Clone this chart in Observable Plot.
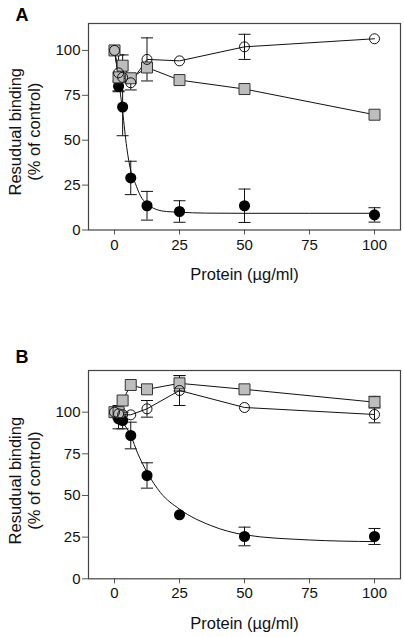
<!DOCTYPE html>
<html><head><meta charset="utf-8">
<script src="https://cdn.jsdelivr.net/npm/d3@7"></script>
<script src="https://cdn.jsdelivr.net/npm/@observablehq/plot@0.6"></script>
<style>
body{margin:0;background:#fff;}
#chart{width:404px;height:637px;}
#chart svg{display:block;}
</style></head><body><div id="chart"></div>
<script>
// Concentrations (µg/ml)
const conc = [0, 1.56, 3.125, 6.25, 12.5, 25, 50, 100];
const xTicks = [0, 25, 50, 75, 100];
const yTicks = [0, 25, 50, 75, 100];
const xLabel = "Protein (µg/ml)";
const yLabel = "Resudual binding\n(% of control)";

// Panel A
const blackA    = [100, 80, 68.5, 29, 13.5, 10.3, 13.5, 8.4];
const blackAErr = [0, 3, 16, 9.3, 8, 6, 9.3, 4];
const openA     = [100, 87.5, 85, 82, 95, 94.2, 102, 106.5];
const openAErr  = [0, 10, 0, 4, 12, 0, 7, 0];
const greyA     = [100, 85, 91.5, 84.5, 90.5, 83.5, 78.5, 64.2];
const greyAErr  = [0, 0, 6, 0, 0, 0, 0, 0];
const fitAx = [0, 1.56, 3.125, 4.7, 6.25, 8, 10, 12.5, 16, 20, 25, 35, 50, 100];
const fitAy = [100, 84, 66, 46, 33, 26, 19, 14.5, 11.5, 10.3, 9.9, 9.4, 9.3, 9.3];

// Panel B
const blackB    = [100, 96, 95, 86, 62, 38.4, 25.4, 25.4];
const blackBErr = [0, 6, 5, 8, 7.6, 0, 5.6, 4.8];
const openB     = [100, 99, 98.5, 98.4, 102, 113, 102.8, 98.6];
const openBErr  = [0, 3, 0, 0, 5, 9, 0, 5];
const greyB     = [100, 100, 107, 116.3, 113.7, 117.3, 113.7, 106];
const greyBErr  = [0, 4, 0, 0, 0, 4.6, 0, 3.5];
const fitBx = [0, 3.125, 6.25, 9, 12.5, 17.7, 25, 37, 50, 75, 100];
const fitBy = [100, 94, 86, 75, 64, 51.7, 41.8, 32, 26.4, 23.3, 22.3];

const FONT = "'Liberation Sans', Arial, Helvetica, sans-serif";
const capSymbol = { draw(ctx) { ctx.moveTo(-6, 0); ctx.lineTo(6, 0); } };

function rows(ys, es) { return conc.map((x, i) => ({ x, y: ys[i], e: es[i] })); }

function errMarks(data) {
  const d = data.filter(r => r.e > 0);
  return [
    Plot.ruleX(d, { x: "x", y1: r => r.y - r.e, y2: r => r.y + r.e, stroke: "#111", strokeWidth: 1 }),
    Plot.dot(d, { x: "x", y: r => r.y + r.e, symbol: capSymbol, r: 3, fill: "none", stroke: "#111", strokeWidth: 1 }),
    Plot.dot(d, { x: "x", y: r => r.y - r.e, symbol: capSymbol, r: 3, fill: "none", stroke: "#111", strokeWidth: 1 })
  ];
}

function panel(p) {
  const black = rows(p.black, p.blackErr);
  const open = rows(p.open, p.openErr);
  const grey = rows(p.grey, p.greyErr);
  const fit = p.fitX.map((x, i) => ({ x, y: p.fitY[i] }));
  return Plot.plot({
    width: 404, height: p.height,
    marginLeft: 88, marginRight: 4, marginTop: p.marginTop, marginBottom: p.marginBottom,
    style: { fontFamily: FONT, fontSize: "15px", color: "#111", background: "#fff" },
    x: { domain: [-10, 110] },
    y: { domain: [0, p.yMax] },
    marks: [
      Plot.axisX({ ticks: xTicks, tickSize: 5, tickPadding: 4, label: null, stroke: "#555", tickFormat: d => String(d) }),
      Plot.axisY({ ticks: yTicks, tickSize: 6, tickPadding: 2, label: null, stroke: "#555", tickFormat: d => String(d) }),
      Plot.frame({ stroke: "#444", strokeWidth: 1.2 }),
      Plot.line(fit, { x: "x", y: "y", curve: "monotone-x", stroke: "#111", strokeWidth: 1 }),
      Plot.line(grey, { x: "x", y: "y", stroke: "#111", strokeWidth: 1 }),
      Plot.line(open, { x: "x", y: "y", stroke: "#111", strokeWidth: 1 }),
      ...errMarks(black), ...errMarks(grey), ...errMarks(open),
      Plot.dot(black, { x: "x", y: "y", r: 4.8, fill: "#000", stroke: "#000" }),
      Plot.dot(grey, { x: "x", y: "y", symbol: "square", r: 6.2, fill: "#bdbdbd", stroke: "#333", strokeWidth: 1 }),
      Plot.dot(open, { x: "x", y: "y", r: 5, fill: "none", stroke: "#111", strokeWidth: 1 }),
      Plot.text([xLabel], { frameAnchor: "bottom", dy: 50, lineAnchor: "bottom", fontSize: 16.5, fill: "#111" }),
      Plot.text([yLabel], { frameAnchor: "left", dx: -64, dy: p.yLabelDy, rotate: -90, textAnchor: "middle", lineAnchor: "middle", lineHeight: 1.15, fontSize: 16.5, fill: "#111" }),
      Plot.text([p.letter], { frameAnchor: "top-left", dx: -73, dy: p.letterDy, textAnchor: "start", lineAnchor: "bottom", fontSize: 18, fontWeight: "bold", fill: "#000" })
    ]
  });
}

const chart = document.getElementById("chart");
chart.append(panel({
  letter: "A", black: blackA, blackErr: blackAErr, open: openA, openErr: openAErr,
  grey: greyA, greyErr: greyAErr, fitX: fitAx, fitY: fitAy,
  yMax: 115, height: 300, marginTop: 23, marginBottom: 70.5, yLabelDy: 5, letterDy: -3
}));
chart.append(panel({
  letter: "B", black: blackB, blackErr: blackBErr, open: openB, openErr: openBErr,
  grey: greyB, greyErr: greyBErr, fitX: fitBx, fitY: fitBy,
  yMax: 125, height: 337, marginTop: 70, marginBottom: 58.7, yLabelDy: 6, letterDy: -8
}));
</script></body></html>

◆ **Instructions to follow**: Repeat the data exactly, without the pictures.

◆ **Exercise solution**:
Clone this chart in Observable Plot.
<!DOCTYPE html>
<html><head><meta charset="utf-8">
<script src="https://cdn.jsdelivr.net/npm/d3@7"></script>
<script src="https://cdn.jsdelivr.net/npm/@observablehq/plot@0.6"></script>
<style>
body{margin:0;background:#fff;}
#chart{width:404px;height:637px;}
#chart svg{display:block;}
</style></head><body><div id="chart"></div>
<script>
// Concentrations (µg/ml)
const conc = [0, 1.56, 3.125, 6.25, 12.5, 25, 50, 100];
const xTicks = [0, 25, 50, 75, 100];
const yTicks = [0, 25, 50, 75, 100];
const xLabel = "Protein (µg/ml)";
const yLabel = "Resudual binding\n(% of control)";

// Panel A
const blackA    = [100, 80, 68.5, 29, 13.5, 10.3, 13.5, 8.4];
const blackAErr = [0, 3, 16, 9.3, 8, 6, 9.3, 4];
const openA     = [100, 87.5, 85, 82, 95, 94.2, 102, 106.5];
const openAErr  = [0, 10, 0, 4, 12, 0, 7, 0];
const greyA     = [100, 85, 91.5, 84.5, 90.5, 83.5, 78.5, 64.2];
const greyAErr  = [0, 0, 6, 0, 0, 0, 0, 0];
const fitAx = [0, 1.56, 3.125, 4.7, 6.25, 8, 10, 12.5, 16, 20, 25, 35, 50, 100];
const fitAy = [100, 84, 66, 46, 33, 26, 19, 14.5, 11.5, 10.3, 9.9, 9.4, 9.3, 9.3];

// Panel B
const blackB    = [100, 96, 95, 86, 62, 38.4, 25.4, 25.4];
const blackBErr = [0, 6, 5, 8, 7.6, 0, 5.6, 4.8];
const openB     = [100, 99, 98.5, 98.4, 102, 113, 102.8, 98.6];
const openBErr  = [0, 3, 0, 0, 5, 9, 0, 5];
const greyB     = [100, 100, 107, 116.3, 113.7, 117.3, 113.7, 106];
const greyBErr  = [0, 4, 0, 0, 0, 4.6, 0, 3.5];
const fitBx = [0, 3.125, 6.25, 9, 12.5, 17.7, 25, 37, 50, 75, 100];
const fitBy = [100, 94, 86, 75, 64, 51.7, 41.8, 32, 26.4, 23.3, 22.3];

const FONT = "'Liberation Sans', Arial, Helvetica, sans-serif";
const capSymbol = { draw(ctx) { ctx.moveTo(-6, 0); ctx.lineTo(6, 0); } };

function rows(ys, es) { return conc.map((x, i) => ({ x, y: ys[i], e: es[i] })); }

function errMarks(data) {
  const d = data.filter(r => r.e > 0);
  return [
    Plot.ruleX(d, { x: "x", y1: r => r.y - r.e, y2: r => r.y + r.e, stroke: "#111", strokeWidth: 1 }),
    Plot.dot(d, { x: "x", y: r => r.y + r.e, symbol: capSymbol, r: 3, fill: "none", stroke: "#111", strokeWidth: 1 }),
    Plot.dot(d, { x: "x", y: r => r.y - r.e, symbol: capSymbol, r: 3, fill: "none", stroke: "#111", strokeWidth: 1 })
  ];
}

function panel(p) {
  const black = rows(p.black, p.blackErr);
  const open = rows(p.open, p.openErr);
  const grey = rows(p.grey, p.greyErr);
  const fit = p.fitX.map((x, i) => ({ x, y: p.fitY[i] }));
  return Plot.plot({
    width: 404, height: p.height,
    marginLeft: 88, marginRight: 4, marginTop: p.marginTop, marginBottom: p.marginBottom,
    style: { fontFamily: FONT, fontSize: "15px", color: "#111", background: "#fff" },
    x: { domain: [-10, 110] },
    y: { domain: [0, p.yMax] },
    marks: [
      Plot.axisX({ ticks: xTicks, tickSize: 5, tickPadding: 4, label: null, stroke: "#555", tickFormat: d => String(d) }),
      Plot.axisY({ ticks: yTicks, tickSize: 6, tickPadding: 2, label: null, stroke: "#555", tickFormat: d => String(d) }),
      Plot.frame({ stroke: "#444", strokeWidth: 1.2 }),
      Plot.line(fit, { x: "x", y: "y", curve: "monotone-x", stroke: "#111", strokeWidth: 1 }),
      Plot.line(grey, { x: "x", y: "y", stroke: "#111", strokeWidth: 1 }),
      Plot.line(open, { x: "x", y: "y", stroke: "#111", strokeWidth: 1 }),
      ...errMarks(black), ...errMarks(grey), ...errMarks(open),
      Plot.dot(black, { x: "x", y: "y", r: 4.8, fill: "#000", stroke: "#000" }),
      Plot.dot(grey, { x: "x", y: "y", symbol: "square", r: 6.2, fill: "#bdbdbd", stroke: "#333", strokeWidth: 1 }),
      Plot.dot(open, { x: "x", y: "y", r: 5, fill: "none", stroke: "#111", strokeWidth: 1 }),
      Plot.text([xLabel], { frameAnchor: "bottom", dy: 50, lineAnchor: "bottom", fontSize: 16.5, fill: "#111" }),
      Plot.text([yLabel], { frameAnchor: "left", dx: -64, dy: p.yLabelDy, rotate: -90, textAnchor: "middle", lineAnchor: "middle", lineHeight: 1.15, fontSize: 16.5, fill: "#111" }),
      Plot.text([p.letter], { frameAnchor: "top-left", dx: -73, dy: p.letterDy, textAnchor: "start", lineAnchor: "bottom", fontSize: 18, fontWeight: "bold", fill: "#000" })
    ]
  });
}

const chart = document.getElementById("chart");
chart.append(panel({
  letter: "A", black: blackA, blackErr: blackAErr, open: openA, openErr: openAErr,
  grey: greyA, greyErr: greyAErr, fitX: fitAx, fitY: fitAy,
  yMax: 115, height: 300, marginTop: 23, marginBottom: 70.5, yLabelDy: 5, letterDy: -3
}));
chart.append(panel({
  letter: "B", black: blackB, blackErr: blackBErr, open: openB, openErr: openBErr,
  grey: greyB, greyErr: greyBErr, fitX: fitBx, fitY: fitBy,
  yMax: 125, height: 337, marginTop: 70, marginBottom: 58.7, yLabelDy: 6, letterDy: -8
}));
</script></body></html>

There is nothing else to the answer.